A good Israeli friend of mine, like most non-Americans, is mystified by the plethora of poll numbers emanating from the presidential campaign and seem to mean very different things to very different people.
In this column I’ve been trying to stress the huge difference between the national polls, which do nothing more than reflect the mood of a representative sample of Americans on a given day, and the state-by-state polls, which are also snapshots by nature, but with more meaningful information regarding the actual results of the coming vote.
On Sunday, my friend complained that I’m the only one who says Obama will, basically, wipe the floor with his Republican opponent. Everyone else has been telling him the race is neck and neck.
Indeed, last Sunday, you could still find national polls that, while favoring Obama, did so with a gap between him and Romney that fell within the 3 point margin of error.
Every educated American has had to explain to a foreigner, at one point or another, our election system, or, more specifically, the Electoral College.
The Electoral College, comprised of 538 delegates from the different states, will meet after the November election and will vote on who should be our next president. It didn’t used to be a foregone conclusion, but in our time it is: the candidate to receive 270 delegates or more will be our next president.
The president is not picked by the popular vote, even though it often seems that way. He or she are picked by the 270+ delegates they collected.

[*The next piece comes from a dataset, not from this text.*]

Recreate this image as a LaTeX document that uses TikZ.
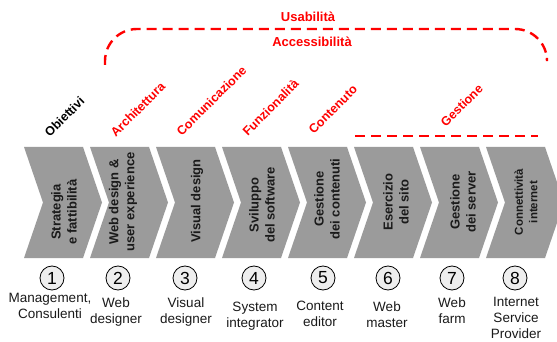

This is why the national polls, which last Sunday showed the candidates running neck and neck, essentially, didn’t present a viable prediction of the election results.
I’ll give you an example:
Take the two neighboring states of North and South Dakota. They’re very similar in many ways, including the fact that the size of their citizenry entitles them to three delegates each to the Electoral College.
Let’s say that it takes roughly half a million citizens to qualify for one delegate. ND and SD then should have 1.5 million voters each.
Let’s say that Mitt Romney is extremely popular in ND, where he is loved by everyone, 100% of the voters.
In SD, however, he is only liked by 49% of the voters, while Barack Obama enjoys the support of 51% of the voters.
If we ran a poll about the popularity of the two candidates in the Dakotas, Romney would be the runaway leader by a whopping 3 to 1 ratio. A clear winner.
But, come election day, to his chagrin, Romney would only receive 3 delegates, as will Obama. Because our system is winner-take-all, and having everybody vote for you, or merely a slim majority of the voters, comes down to exactly the same result.
Our country is divided into five kinds of states: Red—proud, dedicated Republicans; Pink—leaning Republicans; Blue—proud, dedicated Democrats; Baby Blue—leaning Democrat, and Gray – the tossup states.
Let’s assume that Romney gets both shades of red and Obama both shades of blue. This will net Romney 193 delegates, while Obama will have 252 delegates.
There are 93 votes remaining in the tossup states, which, were Romney to win the majority there, he could find his way to the yearned for 270.
The problem is that he is behind in most of them, and in all the larger states in that bunch.
Take North Carolina, where Romney was the clear leader throughout the summer – but not any more. An NBC/WSJ/Marist poll covering the period from 9/23 – 9/25, sampling 1,035 Likely Voters – folks who are registered to vote and planning to do so, with a 3.1 margin of error, show Obama with a 48-46 lead over Romney. That’s a Southern state, with mostly red state-wide elected officials, which should have gone to Romney and is slipping away from his grasp.
A Republican poll in the same state gave Obama a 4 point lead for the period of 9/18-9/19.
In Florida, the biggest tossup state (29 delegates), Obama is leading by 3 and 4 points (CBS/NYT/Quinnipiac last week gave him 9 points).
And in Ohio, with its 18 delegates, Obama has been doing so well, that the site Real Clear Politics, the Mecca for political junkies during these trying times, has moved Ohio from gray to baby blue. It’s no longer a tossup state.